Mais à qui raconter cela ? La jeune femme, après de longues réflexions, fit passer l’information à son père en usant des services d’un des sages du village. Tout cela fut fait dans la plus grande discrétion et avec la volonté de sauvegarder l’honneur de la famille du notable. Mais comme chacun le sait, ce genre de secret se garde entièrement ou ne se garde pas du tout. Une fois la première information partie, le reste devient difficile à protéger. Ce qui aurait dû rester une affaire strictement familiale commença à s’ébruiter dans les allées du village. Même les enfants avaient vent de l’affaire et ne se privaient pas d’en parler en cachette. Inévitablement, de nouveaux intervenants entrèrent en scène. Certains villageois avaient interpellé Adama pour le sommer de changer de comportement si ce qui se disait partout sur lui s’avérait vrai. Mais hélas, ils intervenaient déjà trop tard. L’épouse du vieux marabout était tombée enceinte des œuvres de son jeune amant.
Ayant bu la coupe de la honte jusqu’à la lie, la femme adultère dut abandonner en toute hâte le village pour aller se réfugier chez ses parents à Diamouténé, chef-lieu de la commune du même nom, situé à une vingtaine de kilomètres au sud-ouest de la ville de Kadiolo. En quittant son foyer conjugal, la dame s’efforça de sauver encore les apparences en indiquant qu’elle se rendait chez ses parents pour des raisons de santé.
Son départ sembla libérer tous les mauvais instincts contenus de son amant et beau-fils.
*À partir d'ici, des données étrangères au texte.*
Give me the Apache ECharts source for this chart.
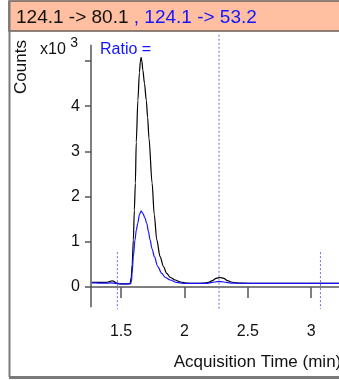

Ce dernier fit d’abord main basse sur la récolte de riz des champs de son amante, estimant que la production venait de son travail. Puis il répudia de manière spectaculaire son épouse en l’accusant d’avoir fait de lui la risée du village en informant tous les villageois d’une affaire qui aurait dû rester un secret bien gardé.
L’outrecuidance de l’ancien beau-fils ne pouvait être tolérée par le leader religieux. Celui-ci réagit en portant plainte au niveau de la brigade territoriale de gendarmerie de la ville de Kadiolo. Adama Coulibaly a été mis aux arrêts par le juge de paix à compétence étendue en attendant la suite de l’enquête. L’homme est accusé d’atteinte aux bonnes mœurs. Présentement, il médite sur son acte entre les quatre murs de la prison de la ville. Dans le village, les commérages ne se sont pas encore éteints et les débats sont très vifs sur le niveau de responsabilité des deux protagonistes. Qui est le plus coupable ? La pécheresse qui a cédé à la tentation de la chair ? Ou le dévergondé qui n’a pas hésité à séduire la mère de son épouse ? Les différents points de vue étant inconciliables, les nuits ne sont pas mornes actuellement à Kalé.